> _Set exercise_
Find every line of the listing below where "this" appears, and copy it.

> _The records_
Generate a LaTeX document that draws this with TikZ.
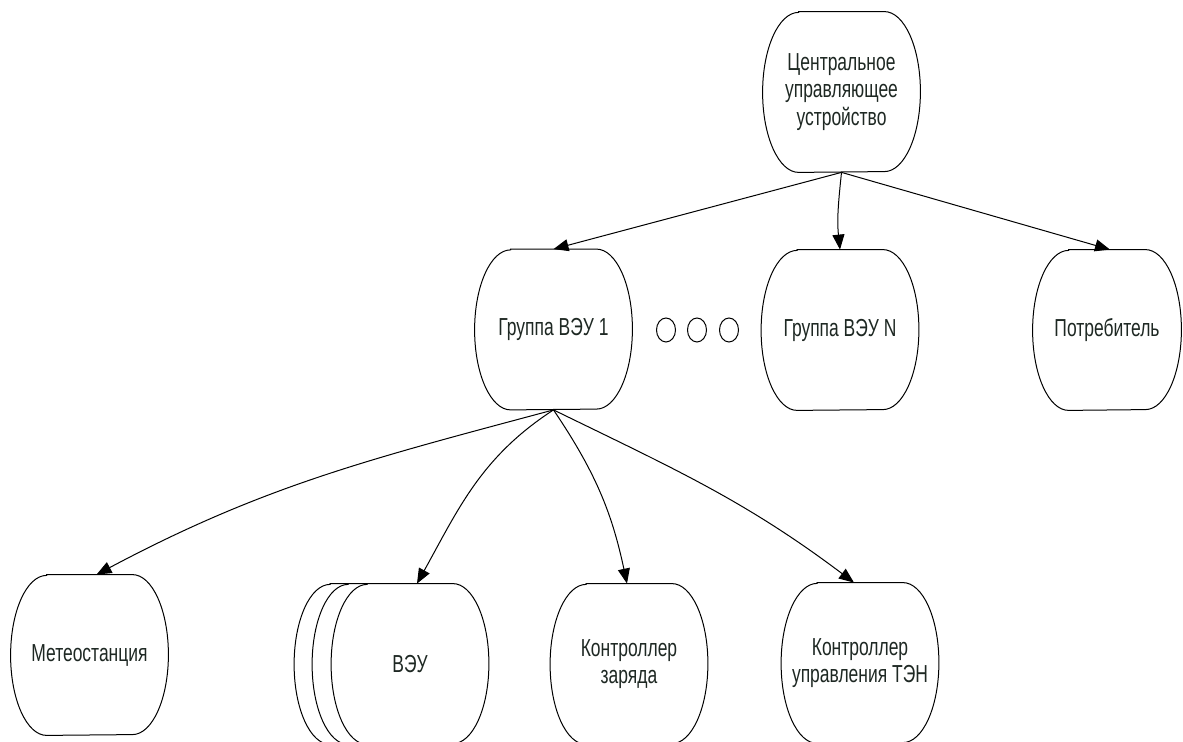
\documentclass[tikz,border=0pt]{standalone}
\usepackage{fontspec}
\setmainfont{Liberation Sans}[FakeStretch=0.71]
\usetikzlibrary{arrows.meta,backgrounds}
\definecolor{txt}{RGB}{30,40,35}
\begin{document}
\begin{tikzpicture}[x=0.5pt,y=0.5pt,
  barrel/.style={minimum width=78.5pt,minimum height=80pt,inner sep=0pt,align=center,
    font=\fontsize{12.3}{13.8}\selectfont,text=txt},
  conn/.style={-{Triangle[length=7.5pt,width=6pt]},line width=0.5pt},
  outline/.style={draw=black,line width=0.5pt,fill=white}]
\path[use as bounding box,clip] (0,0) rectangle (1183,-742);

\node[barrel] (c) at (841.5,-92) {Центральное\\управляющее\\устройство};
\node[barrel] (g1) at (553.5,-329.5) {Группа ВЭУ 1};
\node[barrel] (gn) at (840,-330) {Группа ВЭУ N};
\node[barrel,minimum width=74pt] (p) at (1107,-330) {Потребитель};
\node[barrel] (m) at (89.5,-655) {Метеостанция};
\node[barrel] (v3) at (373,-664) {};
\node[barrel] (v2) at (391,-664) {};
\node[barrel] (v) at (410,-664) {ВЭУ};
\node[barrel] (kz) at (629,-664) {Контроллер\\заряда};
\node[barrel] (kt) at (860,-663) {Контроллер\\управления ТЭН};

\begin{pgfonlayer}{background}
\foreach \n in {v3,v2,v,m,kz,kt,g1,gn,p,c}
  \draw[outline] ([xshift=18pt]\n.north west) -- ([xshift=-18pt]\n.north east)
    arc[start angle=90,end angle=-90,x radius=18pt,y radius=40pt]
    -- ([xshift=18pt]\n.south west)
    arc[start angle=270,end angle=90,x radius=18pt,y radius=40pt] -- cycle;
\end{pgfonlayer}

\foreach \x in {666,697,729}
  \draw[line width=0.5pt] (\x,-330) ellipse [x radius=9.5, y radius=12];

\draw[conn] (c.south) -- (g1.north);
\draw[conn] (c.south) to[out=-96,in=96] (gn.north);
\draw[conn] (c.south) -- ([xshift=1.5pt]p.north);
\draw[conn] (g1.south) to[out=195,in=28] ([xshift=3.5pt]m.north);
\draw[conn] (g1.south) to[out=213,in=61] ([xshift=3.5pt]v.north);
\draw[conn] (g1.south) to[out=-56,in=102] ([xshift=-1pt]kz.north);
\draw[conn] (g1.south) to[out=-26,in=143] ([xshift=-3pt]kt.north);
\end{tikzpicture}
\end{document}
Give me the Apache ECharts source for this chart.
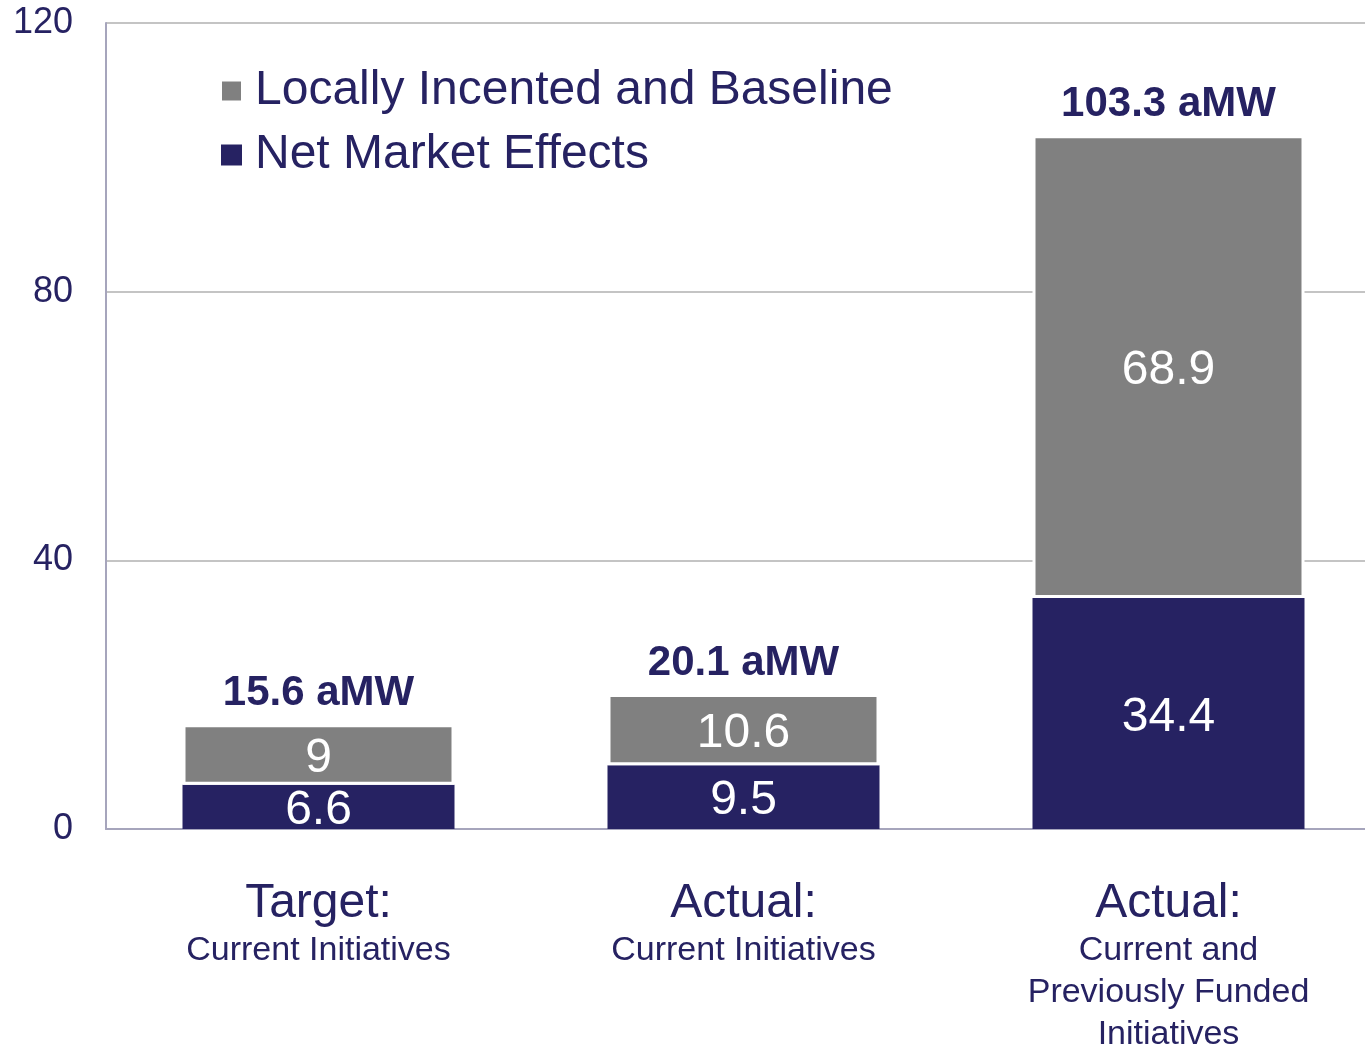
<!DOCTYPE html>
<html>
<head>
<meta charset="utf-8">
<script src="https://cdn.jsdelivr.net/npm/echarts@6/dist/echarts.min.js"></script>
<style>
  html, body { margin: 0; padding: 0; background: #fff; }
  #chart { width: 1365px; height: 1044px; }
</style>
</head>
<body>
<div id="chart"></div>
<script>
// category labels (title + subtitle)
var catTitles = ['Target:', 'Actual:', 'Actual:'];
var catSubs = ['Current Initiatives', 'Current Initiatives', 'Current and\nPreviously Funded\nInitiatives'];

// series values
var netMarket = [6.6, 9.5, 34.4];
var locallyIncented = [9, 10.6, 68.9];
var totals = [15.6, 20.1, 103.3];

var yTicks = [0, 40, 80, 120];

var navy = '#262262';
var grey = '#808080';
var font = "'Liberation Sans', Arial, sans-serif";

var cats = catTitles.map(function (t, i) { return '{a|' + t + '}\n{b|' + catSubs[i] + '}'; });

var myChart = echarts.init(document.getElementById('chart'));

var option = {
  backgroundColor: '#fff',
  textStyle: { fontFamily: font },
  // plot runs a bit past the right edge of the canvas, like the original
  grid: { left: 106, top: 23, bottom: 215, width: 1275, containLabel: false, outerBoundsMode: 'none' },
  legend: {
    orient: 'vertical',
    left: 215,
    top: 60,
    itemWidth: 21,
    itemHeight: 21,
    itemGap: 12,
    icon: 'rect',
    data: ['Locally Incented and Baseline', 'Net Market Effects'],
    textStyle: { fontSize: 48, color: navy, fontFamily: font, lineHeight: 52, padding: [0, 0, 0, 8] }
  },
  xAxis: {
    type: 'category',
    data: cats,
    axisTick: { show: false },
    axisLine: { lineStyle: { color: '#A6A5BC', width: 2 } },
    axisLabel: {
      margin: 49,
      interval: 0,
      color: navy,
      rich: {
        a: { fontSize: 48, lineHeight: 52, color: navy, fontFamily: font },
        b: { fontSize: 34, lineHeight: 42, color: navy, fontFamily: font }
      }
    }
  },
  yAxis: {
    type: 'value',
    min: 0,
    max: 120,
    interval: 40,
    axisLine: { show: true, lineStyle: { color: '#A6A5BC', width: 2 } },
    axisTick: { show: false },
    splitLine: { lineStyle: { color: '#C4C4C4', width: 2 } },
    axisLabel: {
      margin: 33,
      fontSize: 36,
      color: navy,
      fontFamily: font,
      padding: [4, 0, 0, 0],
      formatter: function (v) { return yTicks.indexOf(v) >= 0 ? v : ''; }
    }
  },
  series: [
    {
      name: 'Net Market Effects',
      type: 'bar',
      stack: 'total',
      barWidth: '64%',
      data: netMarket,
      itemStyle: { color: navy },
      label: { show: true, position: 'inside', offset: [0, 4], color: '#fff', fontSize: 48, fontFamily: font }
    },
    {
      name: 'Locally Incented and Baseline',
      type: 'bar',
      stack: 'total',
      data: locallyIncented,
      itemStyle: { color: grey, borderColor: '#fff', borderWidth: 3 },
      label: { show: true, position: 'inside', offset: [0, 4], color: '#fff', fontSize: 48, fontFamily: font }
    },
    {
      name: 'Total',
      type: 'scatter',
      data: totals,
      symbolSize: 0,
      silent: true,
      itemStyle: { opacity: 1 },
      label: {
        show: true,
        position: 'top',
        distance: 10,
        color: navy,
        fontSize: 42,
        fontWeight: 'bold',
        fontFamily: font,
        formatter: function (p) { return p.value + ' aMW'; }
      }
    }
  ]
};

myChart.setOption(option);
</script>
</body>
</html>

> _Written answer_
Generate a LaTeX document that draws this with TikZ.
Give me the Apache ECharts source for this chart.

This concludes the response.